FIG. 9 illustrates a schematic representation of a belt drive transmission system. In various embodiments, this is a schematic representation of a certain embodiment for an alternative means of power transmission between a prime mover 901 and the lower driven shaft 905. In various embodiments, the prime mover utilizes a drive shaft extending horizontally 903, supporting a sprocket or gear 902, capable of driving a belt to the lower sprocket or gear 906 via a continuous loop 904.

In various embodiments, any struts may include non-linear shapes. In various embodiments, to accommodate a non-linear shape, the belt may remain substantially straight, but and the width of the belt accommodation void 131 (space between the belt and inside walls of the strut voids) may vary. In various embodiments, the struts may include pulleys (e.g., roller pulleys) configured to create a curve for the belt 130 to follow. In various embodiments, low friction pads can be positioned at any suitable position within the belt accommodation void 131. In various embodiments, any combination of the above three methods could work together to achieve a non-linear strut shape.
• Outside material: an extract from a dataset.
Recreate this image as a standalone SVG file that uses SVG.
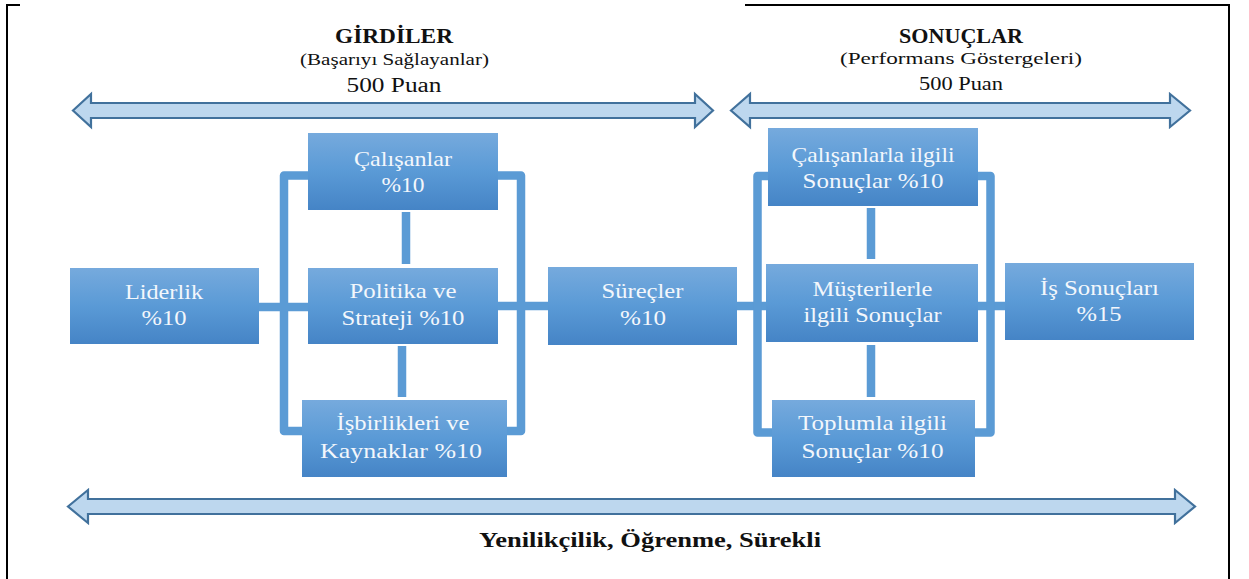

In various embodiments, the leading edge of the struts may include a non-uniform profile (viewing from the top-down).

The various components disclosed herein (e.g., struts, nose cone, fairing, skeg) can be formed from a variety of materials including metals (e.g., aluminum, steel, titanium, etc.) rigid polymers and plastics, wood, etc. In various embodiments, the various components may include composite materials (e.g., carbon fiber, fiberglass, etc.). In various embodiments, the various components may include rubber. In various embodiments, the various components may include thermoplastics. In various embodiments, the various components may include any suitable metal-based alloys. In various embodiments, the various components may include materials with high thermal conductivity and high corrosion resistance. In various embodiments, the various components may include one or more coatings (anodize, powder coat, chemical vapor deposition, paint, etc.). In various embodiments, the various components may be formed from more than one material (i.e., nose cone could be mostly aluminum with a rubber based tip).

FIGS. 10A-10B illustrate a computational fluid dynamics visualization of the disclosed dual strut and a traditional single strut. In various embodiments, this half-body analysis was used to understand preliminary hydrodynamic effects and implications of a dual strut compared to a single strut. The plot of FIGS. 10A-10B shows a laminar flow as evidenced by the largely uniform shading of the fluid flowrate values (the darker portion of the plot in FIG. 10B is above the water line).

FIG. 11 illustrates a graphical representation of initial computational fluid dynamics drag results of the disclosed dual strut (left) (approximately 37,500 Newtons at iteration 150) compared to a traditional single strut (right) (approximately 45,500 Newtons at iteration 150). This simulation evidences the hydrodynamic advantages of a dual strut compared to a single strut.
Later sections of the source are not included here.